2: Develop a Growth Mindset
In a growth mindset, a term coined by Dr. Carol Dweck, people believe that their most basic abilities can be developed through dedication and hard work—brains and talent are just the starting point. This helped me recognize that I do not need to be the best in everything I do and it doesn’t matter if I am wrong. With this mindset, I can handle failure better because I realize that it is part of my growth process as a human. I enjoy learning new things and now understand that it will take time to become proficient. I have always been highly competitive and still struggle with trying not to compete with others on a daily basis. To help with this, instead of seeing everything as a competition, I remind myself that I have something to learn from all the people I meet and every situation in my life. I still enjoy competing but realize there is a time and place for it. I find it much better to enjoy the process of learning and enjoy this ride of life. The only person I need to be better than is who I was yesterday.
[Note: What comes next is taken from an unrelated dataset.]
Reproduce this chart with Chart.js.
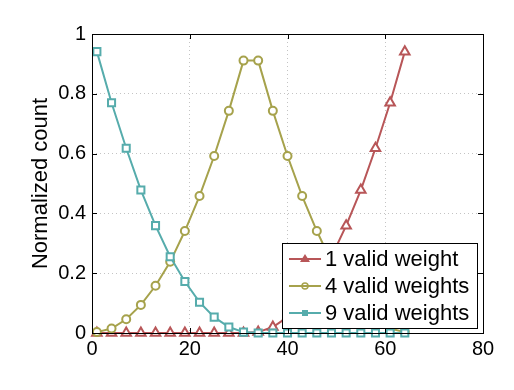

3: Taking Care of Your Body
Becoming aware of your thoughts and working to develop a “growth mindset” is a great start to building a better relationship with yourself. For me, in addition to positive self-talk, I began taking care of my body, developing a movement practice and testing myself. This process starts with eating lots of whole foods and plenty of plants with little to no processed foods. A movement practice is also a key pillar to reframing the thoughts in your head. Your body was made to move and a movement practice will fuel a more positive self-view. Set a goal. Maybe it’s running one mile or thirteen, the distance doesn’t matter. What matters is that you are taking action. When you set your mind to something and finish it, this will set you up to do it again, in turn, creating positive momentum in your life.
To Sum it Up
If you have a strong inner-critic, realize that you are not alone. Even the most successful people in the world struggle with these issues. Once you realize this, work to reframe your thoughts and realize they are not you. Your negative thoughts can come and go but that is not who you are as a person. When you struggle in life, realize it is all part of your growth and every experience is an opportunity to grow and learn. Start taking care of your body and set goals for yourself to achieve. As you begin to achieve your goals and improve you body, the ratio of negative to positive self-talk will begin to improve. We will never be able to fully eradicate negative self-talk but once we learn to reframe it and make changes in how we respond, we are on the right path.